I heard a ton of raves and very few complaints about the 2010 MIT Sloan Sports Analytics Conference. (Although, worth noting ... roll through Twitter coverage of the event, and you'll find scattered gripes about how there was only soda, and not bottled water, at lunch. What's amazing is that in 2010 the tiniest of inconveniences for a very few people is now a quasi-media event.)
But what here mattered? Probably a lot. There was more going on than one person could see. Many people have suggested that next year it might make sense to make this event two days long.
Certainly in the days to come there will be a lot of great coverage from all over the place. An early list of key moments, as told by TrueHoop Network bloggers:
Bias in officiating This academic paper was presented late in the day. It didn't get a ton of attention, but oh, it will. Basically, the authors are making a strong data-based case that some things fans say happen with referees (superstar treatment, swallowing the whistle late in the game) really do happen. NBA executives have addressed similar research in the past, and have strenuously objected, saying their own unpublished internal research shows otherwise. More to come on this topic, for sure.
The value of a blocked shot John Huizinga and Sandy Weil have a gift for doing fresh basketball analysis that gets everybody talking. Last year it was the hot hand. This year it's the fact that some blocked shots are not so valuable, while others are tremendous. Worth digging in.
How NBA teams use analytics Remember when Andre Miller scored 51 in Dallas? Mark Cuban and Kevin Pritchard remember what Cuban says was the real statistical anomaly of that night: Juwan Howard's game-winner.
Performance enhancements This is a very tough issue, and this panel had the chance to be extremely vanilla and safe, but people like Steve Kerr were impressively frank -- for instance Kerr says that late in his career, he took Vioxx which he found to be performance enhancing.
Will coaches listen to stat heads?
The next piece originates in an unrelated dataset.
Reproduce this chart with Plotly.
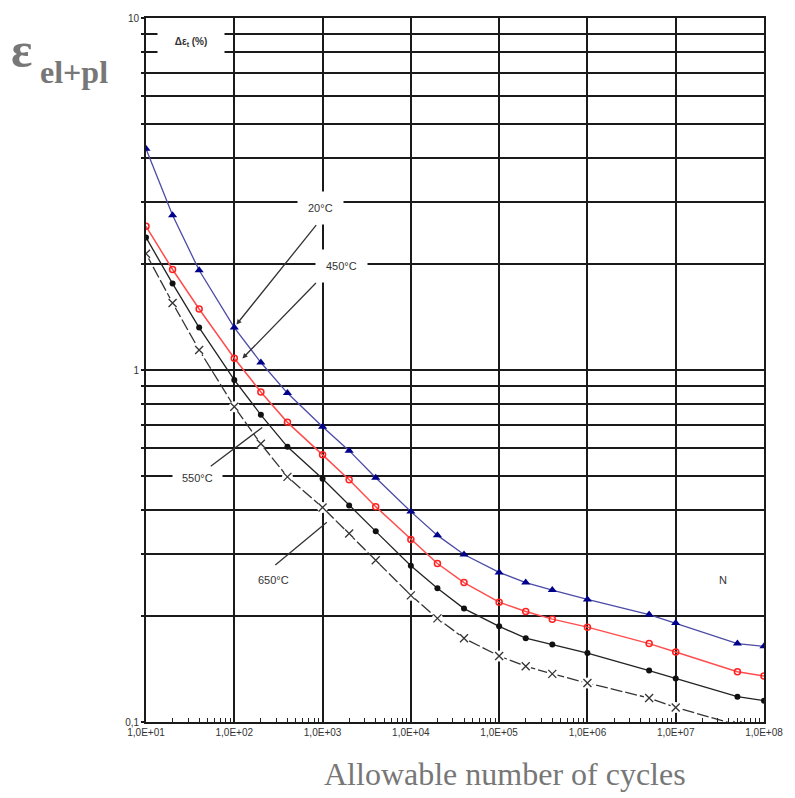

Avery Johnson was frank about the role Wayne Winston played in his time at the Mavericks, and it's fascinating.
What geeks don't get: The limits of Moneyball The signature panel of the event was hilarious and insightful. It's a "Moneyball" event, so it's great to have the book's author on the stage, with Bill Simmons, Mark Cuban, Daryl Morey, Bill Polian and Jonathan Kraft.
The price of anarchy This academic paper digs into the effect whereby teams are best when their superstars don't do everything themselves. How much is just right?
The future of management and ownership It's really about globalization, revenues, getting into the business and such, but you don't want to miss the story about Red Auerbach and the cheerleaders.